- **WHAT IS NEEDED**
Leaving out the pictures, retype the lines from the beginning of the listing through the line containing "const maxPeakPeak = [1000, 230000];".

- **SOURCE EXCERPT**
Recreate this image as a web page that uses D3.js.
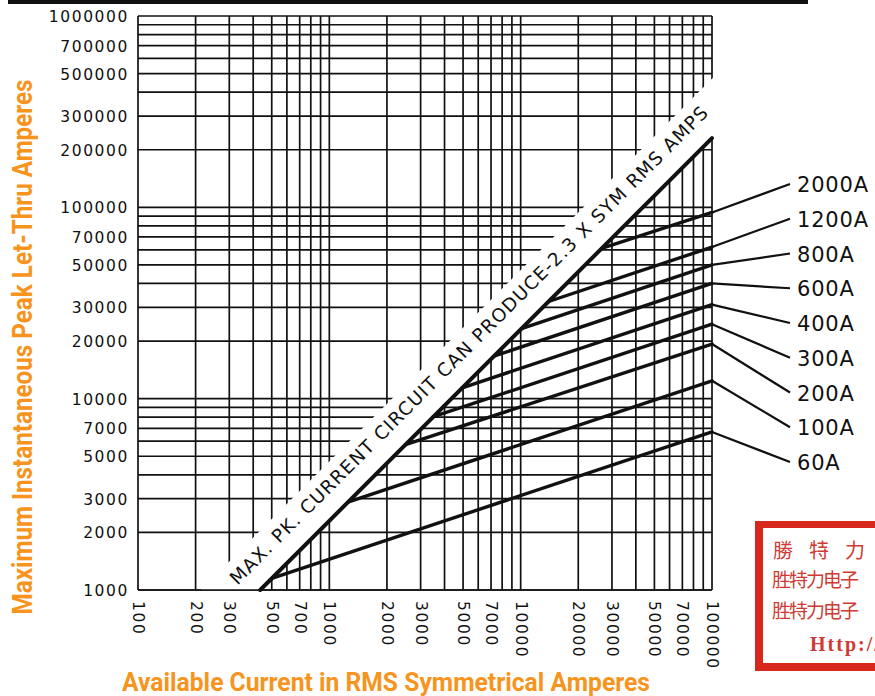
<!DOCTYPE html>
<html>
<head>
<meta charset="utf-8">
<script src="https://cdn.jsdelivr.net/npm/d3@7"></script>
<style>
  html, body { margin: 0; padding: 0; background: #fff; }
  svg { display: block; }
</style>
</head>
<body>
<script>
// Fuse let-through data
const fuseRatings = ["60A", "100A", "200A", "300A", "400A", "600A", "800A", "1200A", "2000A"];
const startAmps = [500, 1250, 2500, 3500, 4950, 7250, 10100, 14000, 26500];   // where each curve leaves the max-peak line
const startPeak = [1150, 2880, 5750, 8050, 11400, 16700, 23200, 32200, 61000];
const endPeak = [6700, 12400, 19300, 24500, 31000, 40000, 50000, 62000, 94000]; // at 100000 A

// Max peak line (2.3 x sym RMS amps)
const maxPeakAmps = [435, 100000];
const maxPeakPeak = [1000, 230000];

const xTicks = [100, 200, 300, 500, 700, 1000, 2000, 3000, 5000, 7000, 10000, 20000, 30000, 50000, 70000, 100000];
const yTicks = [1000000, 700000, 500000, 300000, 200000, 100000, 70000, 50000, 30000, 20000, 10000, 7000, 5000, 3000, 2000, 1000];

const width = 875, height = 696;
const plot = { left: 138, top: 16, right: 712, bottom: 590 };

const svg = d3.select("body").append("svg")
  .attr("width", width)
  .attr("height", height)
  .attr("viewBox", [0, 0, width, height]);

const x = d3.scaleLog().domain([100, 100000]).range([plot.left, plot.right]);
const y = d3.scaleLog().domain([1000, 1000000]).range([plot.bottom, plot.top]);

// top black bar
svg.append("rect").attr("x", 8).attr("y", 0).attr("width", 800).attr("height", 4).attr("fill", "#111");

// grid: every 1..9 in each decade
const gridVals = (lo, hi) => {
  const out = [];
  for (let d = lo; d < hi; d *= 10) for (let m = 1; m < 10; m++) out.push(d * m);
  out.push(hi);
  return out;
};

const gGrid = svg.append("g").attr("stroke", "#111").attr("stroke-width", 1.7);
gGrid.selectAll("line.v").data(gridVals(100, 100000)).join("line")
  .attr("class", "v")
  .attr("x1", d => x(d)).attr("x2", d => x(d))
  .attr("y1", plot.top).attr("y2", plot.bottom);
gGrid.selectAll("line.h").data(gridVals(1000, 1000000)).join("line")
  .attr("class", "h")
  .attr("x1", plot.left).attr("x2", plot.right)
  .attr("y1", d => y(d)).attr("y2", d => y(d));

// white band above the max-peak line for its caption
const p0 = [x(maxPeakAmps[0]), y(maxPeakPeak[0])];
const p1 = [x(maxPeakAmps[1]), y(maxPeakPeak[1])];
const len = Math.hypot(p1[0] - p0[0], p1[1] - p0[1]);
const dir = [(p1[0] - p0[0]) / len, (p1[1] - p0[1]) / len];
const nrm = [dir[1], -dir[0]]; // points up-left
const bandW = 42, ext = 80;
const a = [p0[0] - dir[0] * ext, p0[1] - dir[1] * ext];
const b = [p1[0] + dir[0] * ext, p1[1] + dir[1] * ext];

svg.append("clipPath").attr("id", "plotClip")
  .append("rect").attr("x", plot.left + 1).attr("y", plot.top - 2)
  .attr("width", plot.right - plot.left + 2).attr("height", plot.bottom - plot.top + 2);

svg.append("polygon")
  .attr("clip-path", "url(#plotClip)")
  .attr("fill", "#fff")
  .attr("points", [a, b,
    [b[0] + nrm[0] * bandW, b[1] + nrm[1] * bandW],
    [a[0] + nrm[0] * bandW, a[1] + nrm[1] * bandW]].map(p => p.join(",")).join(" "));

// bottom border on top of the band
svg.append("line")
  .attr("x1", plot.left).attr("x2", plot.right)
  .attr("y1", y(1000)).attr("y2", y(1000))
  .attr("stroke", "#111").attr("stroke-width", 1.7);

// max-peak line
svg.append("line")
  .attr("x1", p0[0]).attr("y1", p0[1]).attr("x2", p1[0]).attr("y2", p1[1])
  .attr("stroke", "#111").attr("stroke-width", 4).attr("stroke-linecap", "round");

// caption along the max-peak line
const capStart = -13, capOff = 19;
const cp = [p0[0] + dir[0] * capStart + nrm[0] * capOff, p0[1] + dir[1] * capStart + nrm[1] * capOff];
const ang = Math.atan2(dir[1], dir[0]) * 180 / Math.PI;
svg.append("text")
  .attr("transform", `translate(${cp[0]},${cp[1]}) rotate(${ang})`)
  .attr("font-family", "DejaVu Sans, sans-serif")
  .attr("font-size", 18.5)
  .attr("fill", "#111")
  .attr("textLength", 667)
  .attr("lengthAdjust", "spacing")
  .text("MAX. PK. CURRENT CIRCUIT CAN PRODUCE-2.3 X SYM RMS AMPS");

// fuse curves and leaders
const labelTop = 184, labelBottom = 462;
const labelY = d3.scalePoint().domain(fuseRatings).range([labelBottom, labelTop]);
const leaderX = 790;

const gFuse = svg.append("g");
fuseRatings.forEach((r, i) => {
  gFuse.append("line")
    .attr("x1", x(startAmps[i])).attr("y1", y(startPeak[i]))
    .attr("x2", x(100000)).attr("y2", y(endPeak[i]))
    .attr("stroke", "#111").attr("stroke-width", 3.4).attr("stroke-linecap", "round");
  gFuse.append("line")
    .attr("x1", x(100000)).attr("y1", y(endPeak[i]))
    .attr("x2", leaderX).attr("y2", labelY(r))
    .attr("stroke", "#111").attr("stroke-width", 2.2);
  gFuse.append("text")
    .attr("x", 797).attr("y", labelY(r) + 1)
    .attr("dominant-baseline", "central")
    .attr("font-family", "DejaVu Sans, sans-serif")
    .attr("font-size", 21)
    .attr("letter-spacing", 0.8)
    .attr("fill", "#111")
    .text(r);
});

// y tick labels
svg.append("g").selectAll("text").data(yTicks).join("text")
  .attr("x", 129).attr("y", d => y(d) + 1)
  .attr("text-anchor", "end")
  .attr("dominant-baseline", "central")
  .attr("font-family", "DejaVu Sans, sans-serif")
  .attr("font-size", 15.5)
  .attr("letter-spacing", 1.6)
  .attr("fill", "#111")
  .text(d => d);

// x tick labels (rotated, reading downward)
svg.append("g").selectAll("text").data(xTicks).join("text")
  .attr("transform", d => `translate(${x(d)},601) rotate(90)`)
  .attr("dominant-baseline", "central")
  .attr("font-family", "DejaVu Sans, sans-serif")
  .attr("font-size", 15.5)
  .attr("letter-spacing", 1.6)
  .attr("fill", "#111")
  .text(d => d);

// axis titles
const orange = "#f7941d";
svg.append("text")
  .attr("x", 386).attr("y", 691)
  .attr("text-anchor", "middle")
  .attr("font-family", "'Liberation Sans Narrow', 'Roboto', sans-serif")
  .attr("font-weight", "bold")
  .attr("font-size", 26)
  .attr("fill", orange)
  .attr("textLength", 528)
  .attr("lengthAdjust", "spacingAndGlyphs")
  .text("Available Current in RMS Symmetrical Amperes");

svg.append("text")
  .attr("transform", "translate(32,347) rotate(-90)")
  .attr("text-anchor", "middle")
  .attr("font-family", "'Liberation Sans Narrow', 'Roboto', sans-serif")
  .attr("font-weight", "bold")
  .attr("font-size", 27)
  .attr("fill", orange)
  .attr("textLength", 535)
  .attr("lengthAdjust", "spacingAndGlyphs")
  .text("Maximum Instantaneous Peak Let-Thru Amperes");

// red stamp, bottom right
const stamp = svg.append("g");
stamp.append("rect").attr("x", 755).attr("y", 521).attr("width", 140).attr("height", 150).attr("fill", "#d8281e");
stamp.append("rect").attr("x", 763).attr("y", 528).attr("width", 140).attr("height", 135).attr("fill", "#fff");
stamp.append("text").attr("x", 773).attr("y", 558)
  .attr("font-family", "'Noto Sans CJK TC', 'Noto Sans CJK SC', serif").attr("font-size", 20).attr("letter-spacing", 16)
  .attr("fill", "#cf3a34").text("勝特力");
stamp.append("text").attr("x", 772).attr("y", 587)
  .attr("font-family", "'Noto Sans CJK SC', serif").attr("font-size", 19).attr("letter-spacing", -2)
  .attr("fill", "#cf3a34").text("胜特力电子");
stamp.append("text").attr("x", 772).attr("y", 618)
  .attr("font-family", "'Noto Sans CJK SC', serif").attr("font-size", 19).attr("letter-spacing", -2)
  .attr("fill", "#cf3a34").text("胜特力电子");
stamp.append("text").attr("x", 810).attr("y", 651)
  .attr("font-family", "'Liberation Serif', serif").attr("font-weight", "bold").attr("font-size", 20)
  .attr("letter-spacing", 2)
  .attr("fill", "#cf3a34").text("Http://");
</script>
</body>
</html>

- **WRITTEN RESPONSE**
Recreate this image as a web page that uses D3.js.
<!DOCTYPE html>
<html>
<head>
<meta charset="utf-8">
<script src="https://cdn.jsdelivr.net/npm/d3@7"></script>
<style>
  html, body { margin: 0; padding: 0; background: #fff; }
  svg { display: block; }
</style>
</head>
<body>
<script>
// Fuse let-through data
const fuseRatings = ["60A", "100A", "200A", "300A", "400A", "600A", "800A", "1200A", "2000A"];
const startAmps = [500, 1250, 2500, 3500, 4950, 7250, 10100, 14000, 26500];   // where each curve leaves the max-peak line
const startPeak = [1150, 2880, 5750, 8050, 11400, 16700, 23200, 32200, 61000];
const endPeak = [6700, 12400, 19300, 24500, 31000, 40000, 50000, 62000, 94000]; // at 100000 A

// Max peak line (2.3 x sym RMS amps)
const maxPeakAmps = [435, 100000];
const maxPeakPeak = [1000, 230000];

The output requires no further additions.